*Aim*: Output the full listing below exactly, without the pictures.
#### Dataset excerpt
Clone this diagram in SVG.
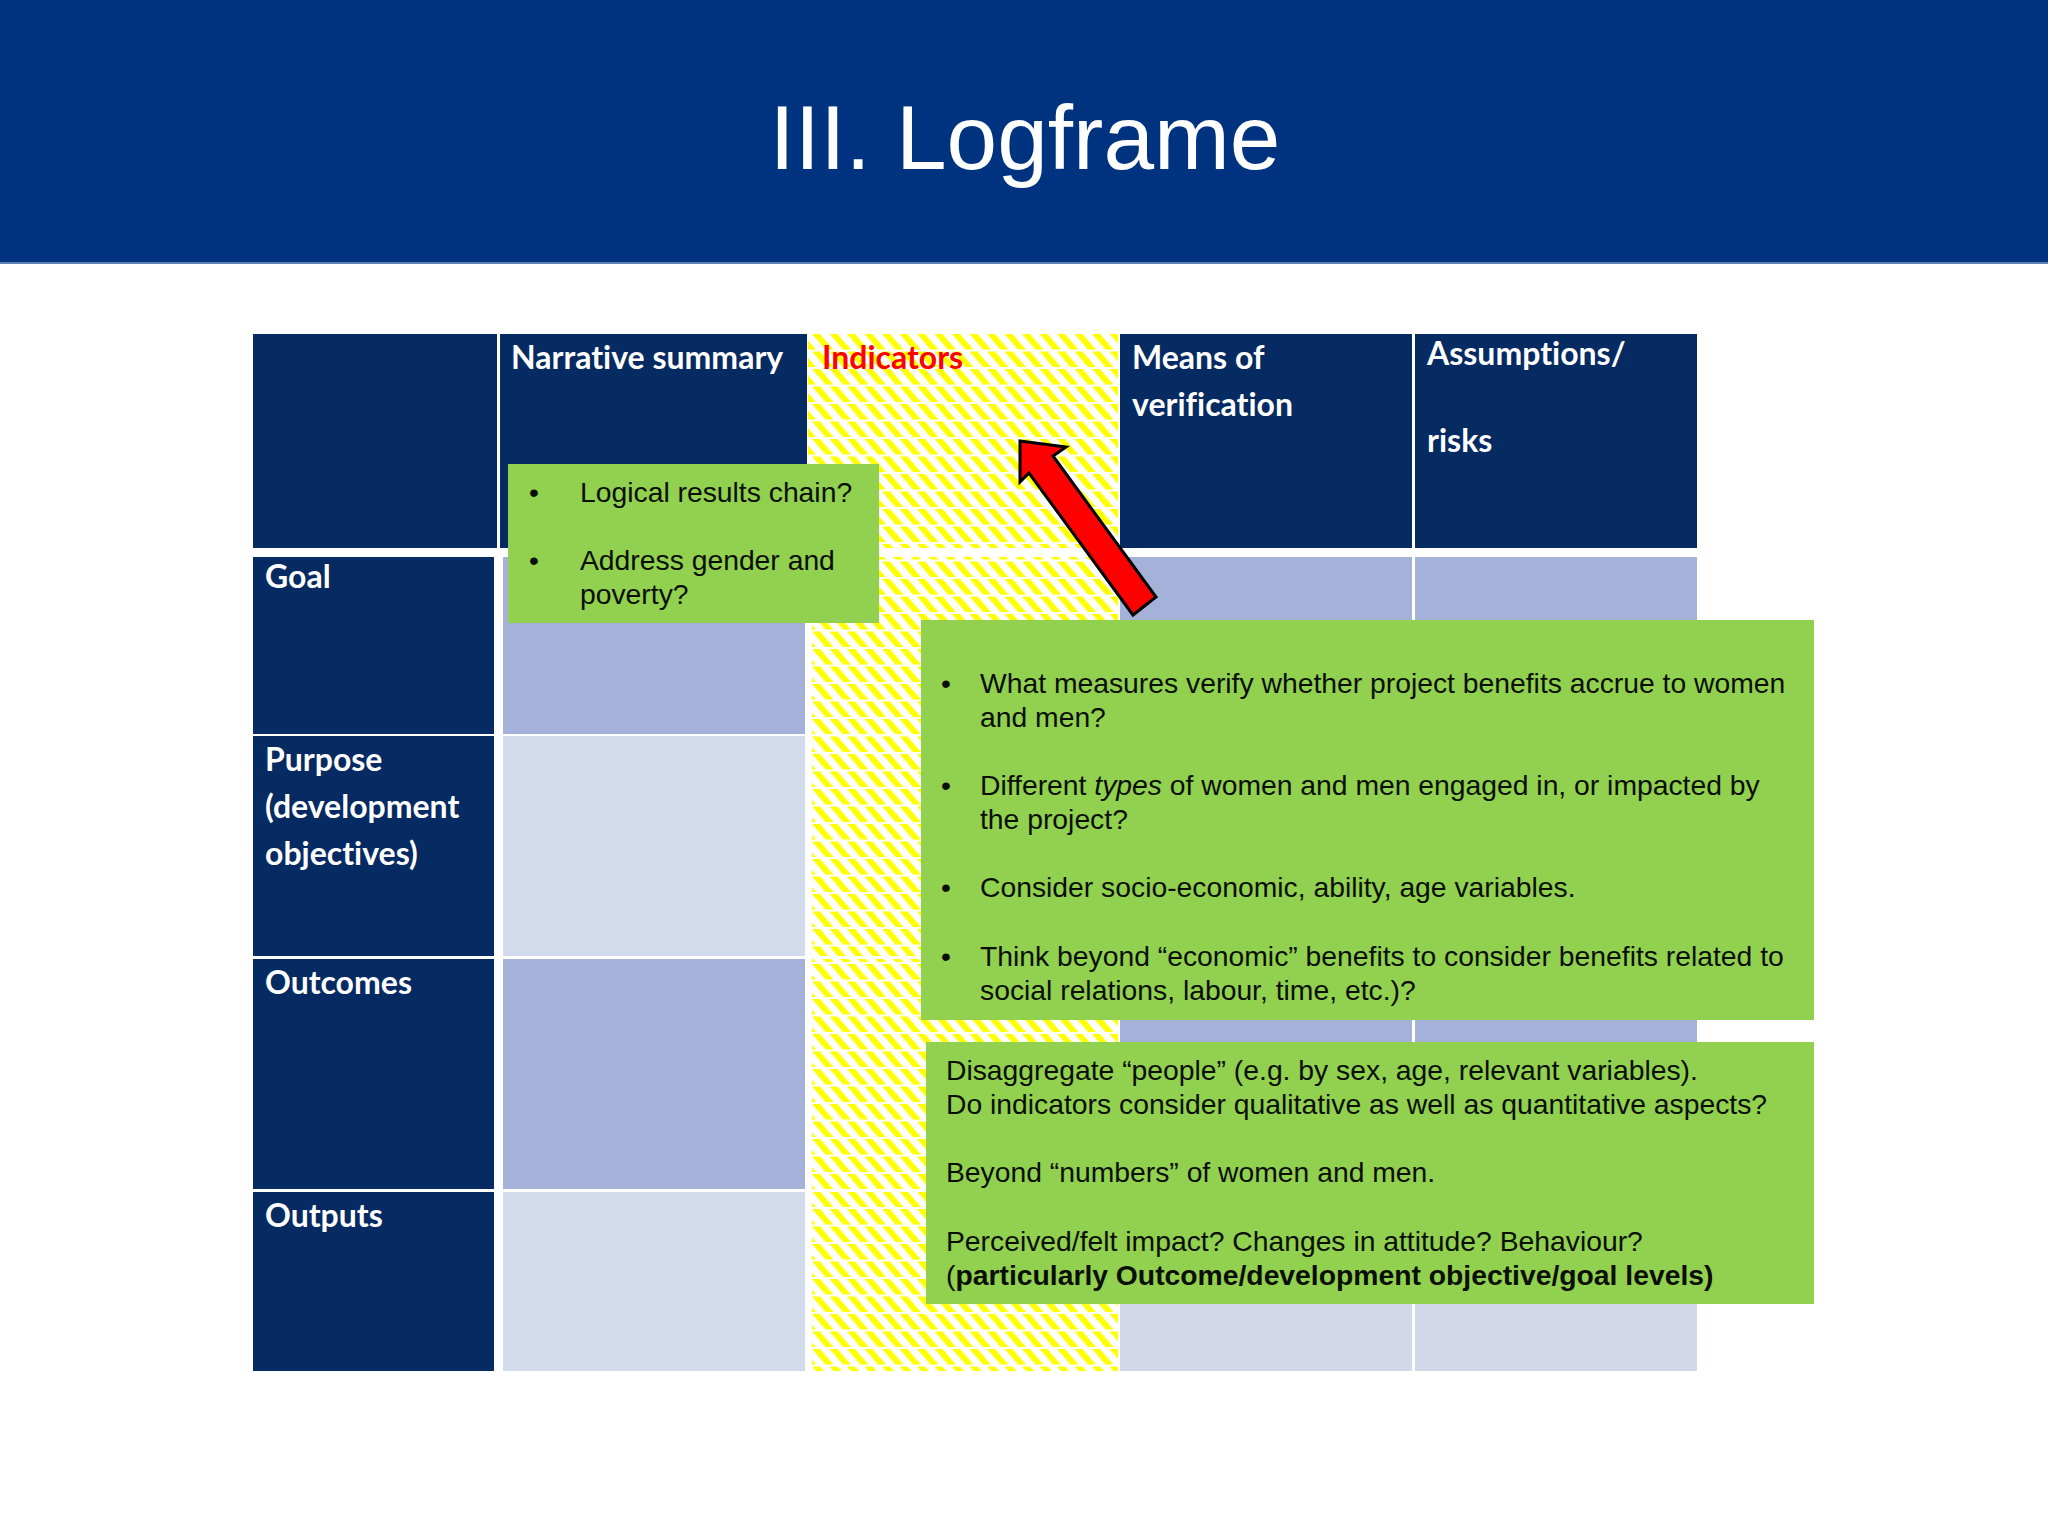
<svg xmlns="http://www.w3.org/2000/svg" width="2048" height="1536" viewBox="0 0 2048 1536">
<style>
.hd{fill:#062a62}
.dk{fill:#a4b1d9}
.lt{fill:#d1dbeb}
.lt2{fill:#d2d8ea}
.gr{fill:#92d050}
.h{font-family:"Lato","Liberation Sans",sans-serif;font-weight:700;font-size:32px;fill:#fff;font-variant-ligatures:none}
.t{font-family:"Liberation Sans",Arial,sans-serif;font-size:28.3px;fill:#0a0f05}
</style>
<defs>
<pattern id="stripes" x="812" y="334" width="17.5" height="17.5" patternUnits="userSpaceOnUse">
<rect width="17.5" height="17.5" fill="#fff"/>
<path d="M-17.5 0L-9.5 0 4 15.5 -4 15.5ZM0 0L8 0 21.5 15.5 13.5 15.5Z" fill="#ffff00"/>
</pattern>
</defs>
<rect width="2048" height="1536" fill="#fff"/>
<g id="title-band">
<rect width="2048" height="262" fill="#00337f"/>
<rect y="262" width="2048" height="2" fill="#5f82b5"/>
<text x="1025" y="169" text-anchor="middle" font-family="Liberation Sans,Arial,sans-serif" font-size="91" fill="#fff">III. Logframe</text>
</g>
<g id="header-row">
<rect class="hd" x="253" y="334" width="244" height="214"/>
<g id="h-narrative"><rect class="hd" x="500" y="334" width="307" height="214"/><text class="h" x="511" y="369">Narrative summary</text></g>
<g id="h-indicators"><rect x="808" y="334" width="310" height="214" fill="url(#stripes)"/><text class="h" x="822" y="369" style="fill:#ff0000">Indicators</text></g>
<g id="h-means"><rect class="hd" x="1120" y="334" width="292" height="214"/><text class="h" x="1132" y="369">Means of</text><text class="h" x="1132" y="416">verification</text></g>
<g id="h-assumptions"><rect class="hd" x="1415" y="334" width="282" height="214"/><text class="h" x="1427" y="365">Assumptions/</text><text class="h" x="1427" y="452">risks</text></g>
</g>
<g id="row-goal">
<rect class="hd" x="253" y="557" width="241" height="177"/><text class="h" x="265" y="588">Goal</text>
<rect class="dk" x="503" y="557" width="302" height="177"/>
<rect x="812" y="557" width="306" height="177" fill="url(#stripes)"/>
<rect class="dk" x="1120" y="557" width="292" height="177"/>
<rect class="dk" x="1415" y="557" width="282" height="177"/>
</g>
<g id="row-purpose">
<rect class="hd" x="253" y="736" width="241" height="220"/><text class="h" x="265" y="771">Purpose</text><text class="h" x="265" y="818">(development</text><text class="h" x="265" y="865">objectives)</text>
<rect class="lt" x="503" y="736" width="302" height="220"/>
<rect x="812" y="736" width="306" height="220" fill="url(#stripes)"/>
<rect class="lt2" x="1120" y="736" width="292" height="220"/>
<rect class="lt2" x="1415" y="736" width="282" height="220"/>
</g>
<g id="row-outcomes">
<rect class="hd" x="253" y="959" width="241" height="230"/><text class="h" x="265" y="994">Outcomes</text>
<rect class="dk" x="503" y="959" width="302" height="230"/>
<rect x="812" y="959" width="306" height="230" fill="url(#stripes)"/>
<rect class="dk" x="1120" y="959" width="292" height="230"/>
<rect class="dk" x="1415" y="959" width="282" height="230"/>
</g>
<g id="row-outputs">
<rect class="hd" x="253" y="1192" width="241" height="179"/><text class="h" x="265" y="1227">Outputs</text>
<rect class="lt" x="503" y="1192" width="302" height="179"/>
<rect x="812" y="1192" width="306" height="179" fill="url(#stripes)"/>
<rect class="lt2" x="1120" y="1192" width="292" height="179"/>
<rect class="lt2" x="1415" y="1192" width="282" height="179"/>
</g>
<g id="callout-narrative">
<rect class="gr" x="508" y="464" width="371" height="159"/>
<text class="t" x="529" y="502">•</text><text class="t" x="580" y="502">Logical results chain?</text>
<text class="t" x="529" y="570">•</text><text class="t" x="580" y="570">Address gender and</text>
<text class="t" x="580" y="604">poverty?</text>
</g>
<g id="connectors">
<polygon points="1020,441 1066,447 1053,456 1156,597 1133,615 1029,473 1020,482" fill="#ff0000" stroke="#000" stroke-width="3" stroke-linejoin="miter"/>
</g>
<g id="callout-indicators">
<rect class="gr" x="921" y="620" width="893" height="400"/>
<text class="t" x="941" y="693">•</text><text class="t" x="980" y="693">What measures verify whether project benefits accrue to women</text>
<text class="t" x="980" y="727">and men?</text>
<text class="t" x="941" y="795">•</text><text class="t" x="980" y="795">Different <tspan font-style="italic">types</tspan> of women and men engaged in, or impacted by</text>
<text class="t" x="980" y="829">the project?</text>
<text class="t" x="941" y="897">•</text><text class="t" x="980" y="897">Consider socio-economic, ability, age variables.</text>
<text class="t" x="941" y="966">•</text><text class="t" x="980" y="966">Think beyond “economic” benefits to consider benefits related to</text>
<text class="t" x="980" y="1000">social relations, labour, time, etc.)?</text>
</g>
<g id="callout-disaggregate">
<rect class="gr" x="926" y="1042" width="888" height="262"/>
<text class="t" x="946" y="1080">Disaggregate “people” (e.g. by sex, age, relevant variables).</text>
<text class="t" x="946" y="1114">Do indicators consider qualitative as well as quantitative aspects?</text>
<text class="t" x="946" y="1182">Beyond “numbers” of women and men.</text>
<text class="t" x="946" y="1251">Perceived/felt impact? Changes in attitude? Behaviour?</text>
<text class="t" x="946" y="1285">(<tspan font-weight="700">particularly Outcome/development objective/goal levels)</tspan></text>
</g>
</svg>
########
*Answer to the exercise*:
Clone this diagram in SVG.
<svg xmlns="http://www.w3.org/2000/svg" width="2048" height="1536" viewBox="0 0 2048 1536">
<style>
.hd{fill:#062a62}
.dk{fill:#a4b1d9}
.lt{fill:#d1dbeb}
.lt2{fill:#d2d8ea}
.gr{fill:#92d050}
.h{font-family:"Lato","Liberation Sans",sans-serif;font-weight:700;font-size:32px;fill:#fff;font-variant-ligatures:none}
.t{font-family:"Liberation Sans",Arial,sans-serif;font-size:28.3px;fill:#0a0f05}
</style>
<defs>
<pattern id="stripes" x="812" y="334" width="17.5" height="17.5" patternUnits="userSpaceOnUse">
<rect width="17.5" height="17.5" fill="#fff"/>
<path d="M-17.5 0L-9.5 0 4 15.5 -4 15.5ZM0 0L8 0 21.5 15.5 13.5 15.5Z" fill="#ffff00"/>
</pattern>
</defs>
<rect width="2048" height="1536" fill="#fff"/>
<g id="title-band">
<rect width="2048" height="262" fill="#00337f"/>
<rect y="262" width="2048" height="2" fill="#5f82b5"/>
<text x="1025" y="169" text-anchor="middle" font-family="Liberation Sans,Arial,sans-serif" font-size="91" fill="#fff">III. Logframe</text>
</g>
<g id="header-row">
<rect class="hd" x="253" y="334" width="244" height="214"/>
<g id="h-narrative"><rect class="hd" x="500" y="334" width="307" height="214"/><text class="h" x="511" y="369">Narrative summary</text></g>
<g id="h-indicators"><rect x="808" y="334" width="310" height="214" fill="url(#stripes)"/><text class="h" x="822" y="369" style="fill:#ff0000">Indicators</text></g>
<g id="h-means"><rect class="hd" x="1120" y="334" width="292" height="214"/><text class="h" x="1132" y="369">Means of</text><text class="h" x="1132" y="416">verification</text></g>
<g id="h-assumptions"><rect class="hd" x="1415" y="334" width="282" height="214"/><text class="h" x="1427" y="365">Assumptions/</text><text class="h" x="1427" y="452">risks</text></g>
</g>
<g id="row-goal">
<rect class="hd" x="253" y="557" width="241" height="177"/><text class="h" x="265" y="588">Goal</text>
<rect class="dk" x="503" y="557" width="302" height="177"/>
<rect x="812" y="557" width="306" height="177" fill="url(#stripes)"/>
<rect class="dk" x="1120" y="557" width="292" height="177"/>
<rect class="dk" x="1415" y="557" width="282" height="177"/>
</g>
<g id="row-purpose">
<rect class="hd" x="253" y="736" width="241" height="220"/><text class="h" x="265" y="771">Purpose</text><text class="h" x="265" y="818">(development</text><text class="h" x="265" y="865">objectives)</text>
<rect class="lt" x="503" y="736" width="302" height="220"/>
<rect x="812" y="736" width="306" height="220" fill="url(#stripes)"/>
<rect class="lt2" x="1120" y="736" width="292" height="220"/>
<rect class="lt2" x="1415" y="736" width="282" height="220"/>
</g>
<g id="row-outcomes">
<rect class="hd" x="253" y="959" width="241" height="230"/><text class="h" x="265" y="994">Outcomes</text>
<rect class="dk" x="503" y="959" width="302" height="230"/>
<rect x="812" y="959" width="306" height="230" fill="url(#stripes)"/>
<rect class="dk" x="1120" y="959" width="292" height="230"/>
<rect class="dk" x="1415" y="959" width="282" height="230"/>
</g>
<g id="row-outputs">
<rect class="hd" x="253" y="1192" width="241" height="179"/><text class="h" x="265" y="1227">Outputs</text>
<rect class="lt" x="503" y="1192" width="302" height="179"/>
<rect x="812" y="1192" width="306" height="179" fill="url(#stripes)"/>
<rect class="lt2" x="1120" y="1192" width="292" height="179"/>
<rect class="lt2" x="1415" y="1192" width="282" height="179"/>
</g>
<g id="callout-narrative">
<rect class="gr" x="508" y="464" width="371" height="159"/>
<text class="t" x="529" y="502">•</text><text class="t" x="580" y="502">Logical results chain?</text>
<text class="t" x="529" y="570">•</text><text class="t" x="580" y="570">Address gender and</text>
<text class="t" x="580" y="604">poverty?</text>
</g>
<g id="connectors">
<polygon points="1020,441 1066,447 1053,456 1156,597 1133,615 1029,473 1020,482" fill="#ff0000" stroke="#000" stroke-width="3" stroke-linejoin="miter"/>
</g>
<g id="callout-indicators">
<rect class="gr" x="921" y="620" width="893" height="400"/>
<text class="t" x="941" y="693">•</text><text class="t" x="980" y="693">What measures verify whether project benefits accrue to women</text>
<text class="t" x="980" y="727">and men?</text>
<text class="t" x="941" y="795">•</text><text class="t" x="980" y="795">Different <tspan font-style="italic">types</tspan> of women and men engaged in, or impacted by</text>
<text class="t" x="980" y="829">the project?</text>
<text class="t" x="941" y="897">•</text><text class="t" x="980" y="897">Consider socio-economic, ability, age variables.</text>
<text class="t" x="941" y="966">•</text><text class="t" x="980" y="966">Think beyond “economic” benefits to consider benefits related to</text>
<text class="t" x="980" y="1000">social relations, labour, time, etc.)?</text>
</g>
<g id="callout-disaggregate">
<rect class="gr" x="926" y="1042" width="888" height="262"/>
<text class="t" x="946" y="1080">Disaggregate “people” (e.g. by sex, age, relevant variables).</text>
<text class="t" x="946" y="1114">Do indicators consider qualitative as well as quantitative aspects?</text>
<text class="t" x="946" y="1182">Beyond “numbers” of women and men.</text>
<text class="t" x="946" y="1251">Perceived/felt impact? Changes in attitude? Behaviour?</text>
<text class="t" x="946" y="1285">(<tspan font-weight="700">particularly Outcome/development objective/goal levels)</tspan></text>
</g>
</svg>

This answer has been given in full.